Spot each line in the records below where the word "matplotlib" occurs, then copy it.

***** DATA FOR THIS TASK

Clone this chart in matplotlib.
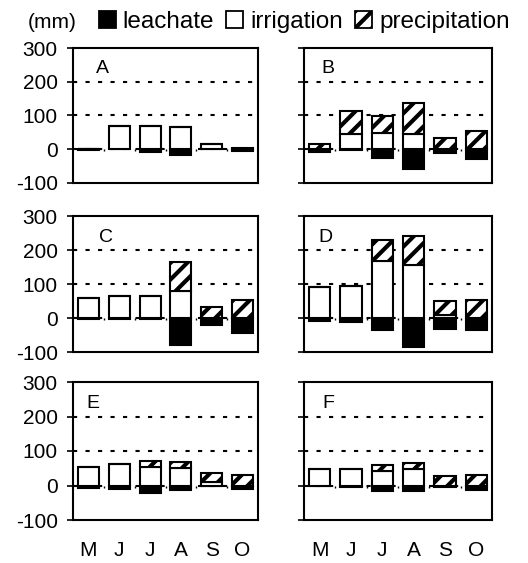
import numpy as np
import matplotlib
matplotlib.use("Agg")
import matplotlib.pyplot as plt
from matplotlib.patches import Patch

plt.rcParams['font.family'] = ['Liberation Sans', 'DejaVu Sans']
plt.rcParams['hatch.linewidth'] = 3.0
plt.rcParams['axes.unicode_minus'] = False

months = ['M', 'J', 'J', 'A', 'S', 'O']
panels = ['A', 'B', 'C', 'D', 'E', 'F']

# monthly water balance per site (mm); leachate is plotted downwards
leachate_A = [-2, 0, -8, -18, 0, -4]
irrigation_A = [0, 70, 68, 65, 15, 0]
precip_A = [0, 0, 0, 0, 0, 5]

leachate_B = [-8, -3, -25, -58, -11, -29]
irrigation_B = [0, 44, 48, 44, 0, 0]
precip_B = [17, 70, 50, 92, 33, 53]

leachate_C = [-4, -2, -2, -78, -20, -44]
irrigation_C = [59, 66, 65, 80, 0, 0]
precip_C = [0, 0, 0, 85, 32, 53]

leachate_D = [-10, -12, -36, -84, -31, -36]
irrigation_D = [92, 95, 169, 156, 10, 0]
precip_D = [0, 0, 61, 86, 41, 53]

leachate_E = [-7, -10, -21, -13, -2, -10]
irrigation_E = [55, 63, 55, 50, 10, 0]
precip_E = [0, 0, 15, 18, 26, 29]

leachate_F = [-2, -5, -16, -17, -5, -14]
irrigation_F = [47, 47, 42, 47, 0, 0]
precip_F = [0, 0, 16, 19, 28, 31]

leachate = [leachate_A, leachate_B, leachate_C, leachate_D, leachate_E, leachate_F]
irrigation = [irrigation_A, irrigation_B, irrigation_C, irrigation_D, irrigation_E, irrigation_F]
precip = [precip_A, precip_B, precip_C, precip_D, precip_E, precip_F]

label_x = [0.25, 0.05, 0.35, -0.05, -0.08, 0.1]

W, H = 528, 563
fig = plt.figure(figsize=(W / 100, H / 100), dpi=100)

cols = [(73, 185), (304, 188)]
rows = [(48, 183), (216, 352), (382, 520)]

x = np.arange(len(months))
bar_w = 0.68
dotted = (0, (2, 4))

for i, name in enumerate(panels):
    r, c = divmod(i, 2)
    left, width = cols[c]
    top, bottom = rows[r]
    ax = fig.add_axes([left / W, 1 - bottom / H, width / W, (bottom - top) / H])

    ax.set_axisbelow(True)
    for yv in [0, 100, 200]:
        ax.axhline(yv, color='black', lw=1.5, ls=dotted, zorder=0)

    irr = np.array(irrigation[i])
    ax.bar(x, leachate[i], bar_w, color='black', edgecolor='black', lw=1.5)
    ax.bar(x, irr, bar_w, color='white', edgecolor='black', lw=1.5)
    ax.bar(x, precip[i], bar_w, bottom=irr, color='white', edgecolor='black',
           lw=1.5, hatch='//')

    # category ticks on the zero line
    ax.vlines(x[:-1] + 0.5, -6, 0, color='black', lw=1.0)

    ax.set_xlim(-0.5, len(months) - 0.5)
    ax.set_ylim(-100, 300)
    ax.set_yticks([-100, 0, 100, 200, 300])
    ax.tick_params(axis='y', direction='out', length=4, width=1.2, pad=7,
                   labelsize=15, labelleft=(c == 0))
    ax.set_xticks(x)
    ax.set_xticklabels(months)
    ax.tick_params(axis='x', length=0, pad=15, labelsize=15,
                   labelbottom=(r == 2))
    for sp in ax.spines.values():
        sp.set_linewidth(1.5)

    ax.text(label_x[i], 225, name, fontsize=14, va='baseline', ha='left')

fig.text(28 / W, 1 - 22 / H, '(mm)', fontsize=15, va='center', ha='left')

handles = [
    Patch(facecolor='black', edgecolor='black', lw=1.3),
    Patch(facecolor='white', edgecolor='black', lw=1.3),
    Patch(facecolor='white', edgecolor='black', lw=1.3, hatch='//'),
]
fig.legend(handles, ['leachate', 'irrigation', 'precipitation'],
           loc='center left', bbox_to_anchor=(99 / W, 1 - 22 / H), ncol=3,
           frameon=False, fontsize=17.5, handlelength=0.68, handleheight=0.68,
           handletextpad=0.3, columnspacing=0.5, borderpad=0, borderaxespad=0)

fig.savefig('out.png', dpi=100, facecolor='white')
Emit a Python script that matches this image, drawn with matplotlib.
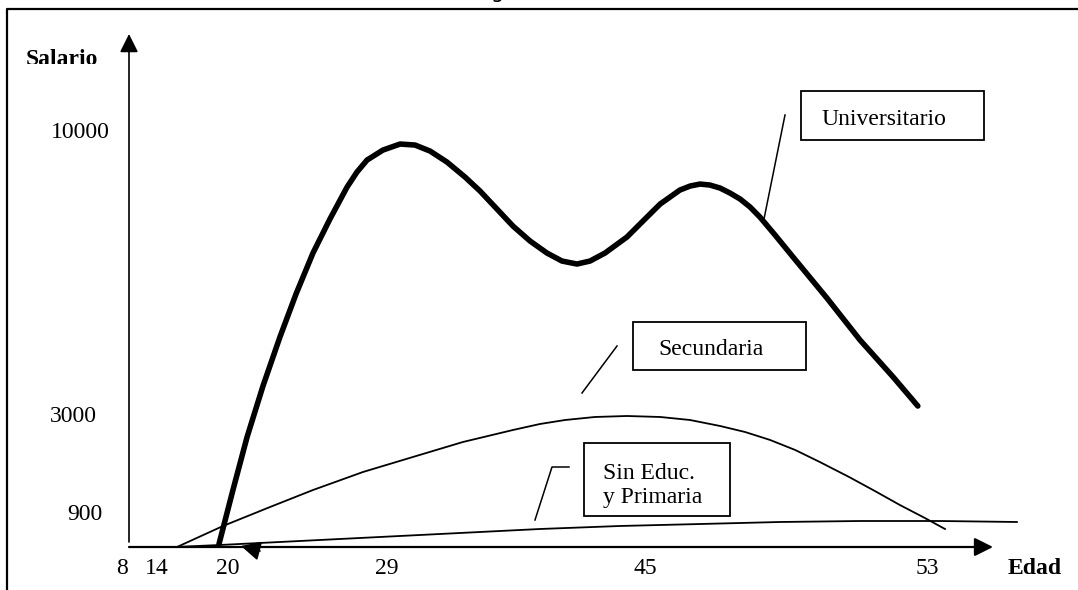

**********

__SOLUTION FOR THIS TASK__
Clone this chart in matplotlib.
import matplotlib
matplotlib.use("Agg")
import matplotlib.pyplot as plt
from matplotlib.patches import Patch
Emit a Python script that matches this image, drawn with matplotlib.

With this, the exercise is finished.